これまで外務省などで試食会などを開いてきたが、あら~麺は、「麺屋武蔵」の店舗では提供されていない。新鮮な魚のアラだけを毎日入荷することは、物流コストの面からも難しいためだが、魚が毎日直送される「わたす-」との協力が、都内での提供を可能にした。レストランで使う魚は日々変わり、使うアラも日々異なる。そのためスープの味も日々、微妙に変化する。矢都木社長は「普通なら、ラーメンの味が毎日違えばお客様に怒られますが、あら~麺はその変化を楽しんでほしい」と話す。

「わたす日本橋」の「あら~麺」
「わたす日本橋」の「あら~麺」

今回、メディアへの試食会で提供された日のスープには、ブリとタイのアラが使われた。入ってきたのがこの魚だったからだ。ほのかな海鮮の香り、意外にあっさりした味わいが印象的だった。このように、日によって入荷する魚は違うので、アラの種類も日々、変わる。あら~麺は、メニューの名前というより、食品ロスになってしまいそうな食材を活用したラーメンという「概念」(矢都木社長)だという。

おらが町石巻の「名物メニュー」に

現在、レギュラーメニューで食べられるのは石巻市の「いしのまき元気いちば」だが、将来的には市内のそば屋や、スナックなどでも食べられるようなおらが町の「名物メニュー」にすることを目指す。新鮮な魚がとれる地域なら、どこでもあら~麺の製造は可能だ。矢都木社長は、レシピの提供、普及にも意欲をみせた。条件次第では、全国にも広がる可能性を秘める。
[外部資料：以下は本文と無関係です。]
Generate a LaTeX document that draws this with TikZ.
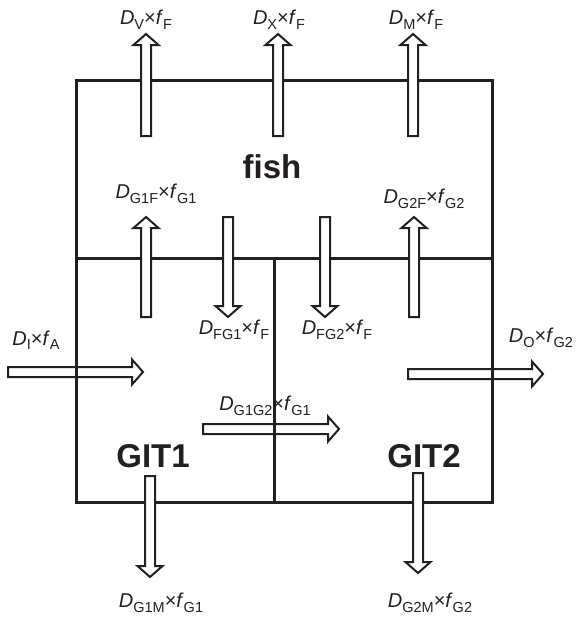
\documentclass[tikz,border=0pt]{standalone}
\usepackage{fontspec}
\setmainfont{Liberation Sans}
\usepackage{xcolor}
\usetikzlibrary{calc}

\definecolor{ink}{HTML}{231F20}
\newcommand{\subfont}{\fontsize{14.5}{15}\selectfont}
\newcommand{\rate}[2]{\textit{D}\raisebox{-4.5pt}{\subfont #1}×\textit{f}\raisebox{-4.5pt}{\subfont #2}}
% hollow block arrow between two named points
\newcommand{\flow}[2]{%
  \filldraw[flux] let \p1=($(#2)-(#1)$), \n1={veclen(\x1,\y1)}, \n2={atan2(\y1,\x1)} in
    [shift={(#1)}, rotate=\n2]
    (0pt,-5pt) -- (\n1-11pt,-5pt) -- (\n1-11pt,-12.5pt) -- (\n1,0pt)
    -- (\n1-11pt,12.5pt) -- (\n1-11pt,5pt) -- (0pt,5pt) -- cycle;}

\begin{document}
\begin{tikzpicture}[x=1pt, y=-1pt, color=ink,
  wall/.style={line width=3pt},
  flux/.style={draw=ink, fill=white, line width=2pt, line join=miter},
  flowlabel/.style={inner sep=0pt, font=\fontsize{20}{22}\selectfont},
  comp/.style={inner sep=0pt, font=\fontsize{33}{36}\selectfont\bfseries}]
\useasboundingbox (0,0) rectangle (577,621);

% end points of the flows
\coordinate (v0) at (146,136);   \coordinate (v1) at (146,34);
\coordinate (x0) at (278,136);   \coordinate (x1) at (278,34);
\coordinate (m0) at (413,136);   \coordinate (m1) at (413,34);
\coordinate (g1f0) at (146,317); \coordinate (g1f1) at (146,217);
\coordinate (g2f0) at (414,317); \coordinate (g2f1) at (414,217);
\coordinate (fg10) at (228,217); \coordinate (fg11) at (228,317);
\coordinate (fg20) at (325,217); \coordinate (fg21) at (325,317);
\coordinate (i0) at (8,372);     \coordinate (i1) at (143,372);
\coordinate (o0) at (408,374);   \coordinate (o1) at (543,374);
\coordinate (g120) at (203,429); \coordinate (g121) at (339,429);
\coordinate (g1m0) at (150,476); \coordinate (g1m1) at (150,577);
\coordinate (g2m0) at (418,473); \coordinate (g2m1) at (418,573);

% flows through the side walls
\flow{i0}{i1}
\flow{o0}{o1}
\flow{g120}{g121}

% compartments
\draw[wall] (76,80) rectangle (492,502);
\draw[wall] (76,258) -- (492,258);
\draw[wall] (274,258) -- (274,502);

\node[comp] (fish) at (272,167) {fish};
\node[comp] (git1) at (153,456) {GIT1};
\node[comp] (git2) at (424,456) {GIT2};

% flows through top and bottom walls
\flow{v0}{v1}
\flow{x0}{x1}
\flow{m0}{m1}
\flow{g1f0}{g1f1}
\flow{g2f0}{g2f1}
\flow{fg10}{fg11}
\flow{fg20}{fg21}
\flow{g1m0}{g1m1}
\flow{g2m0}{g2m1}

\node[flowlabel] (lv) at (146,20) {\rate{V}{F}};
\node[flowlabel] (lx) at (279,20) {\rate{X}{F}};
\node[flowlabel] (lm) at (416,20) {\rate{M}{F}};
\node[flowlabel] (lg1f) at (156,194) {\rate{G1F}{G1}};
\node[flowlabel] (lg2f) at (424,199) {\rate{G2F}{G2}};
\node[flowlabel] (lfg1) at (234,330) {\rate{FG1}{F}};
\node[flowlabel] (lfg2) at (337,330) {\rate{FG2}{F}};
\node[flowlabel] (li) at (36,340) {\rate{I}{A}};
\node[flowlabel] (lo) at (541,338) {\rate{O}{G2}};
\node[flowlabel] (lg12) at (265,406) {\rate{G1G2}{G1}};
\node[flowlabel] (lg1m) at (161,603) {\rate{G1M}{G1}};
\node[flowlabel] (lg2m) at (430,603) {\rate{G2M}{G2}};
\end{tikzpicture}
\end{document}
「わたす-」で実際にラーメンを手掛けるのは、料理長の梁島真吾シェフ。実はラーメンをつくるのは初めての経験だった。「最初は、ちゃんとしたものをつくれるか不安だった。アラの取り方、たれの作り方が難しかった」と振り返る。店の通常メニューで使った後、余った野菜もかき揚げにしてトッピング。どこまでも食材の無駄をなくすことで、あら~麺のどんぶり全体が、「フードロス対策」になっている。

日本橋で今月末までの限定発売

ディナータイム限定の提供となる「旬のあら~麺セット」は、1580円(税込み)。仙台野菜と三陸産魚介のかき揚げが付いたあら~麺、本日のサラダ(もしくは煮物)、シェフの気まぐれデザート、セットドリンクで、31日までの限定販売。工夫と手間とアイデアで、食品のロスを少しでも減らすことを、「体感」できる。【中山知子】

◆わたす日本橋 東京都中央区日本橋1の5の8。【電話】03(3510)3185。営業時間(月~土曜日)はランチが午前11時~午後3時(ラストオーダー午後2時半)、ディナーが午後5時~同11時(同午後10時)。日祝日、年末年始は定休。http://www.watasu.net/

<フードロスの現状>
国連食糧農業機関(FAO)の調査によると、世界では8億1500万人以上(16年)が飢餓や栄養不足に苦しみ、前年から約3800万人増加。一方、廃棄される食品の量も増加傾向で、日本の1年の食品廃棄量は、食料消費全体の約3割に当たる約2800万トンとされ、このうち約646トンが本来食べられるにもかかわらず、捨てられたとみられている。

FAOは昨年5月、洞爺湖サミットで総料理長を務めた日本料理界の第一人者、中村勝宏氏(ホテルメトロポリタンエドモント統括名誉総料理長)を親善大使に任命。国内での普及活動強化を目指している。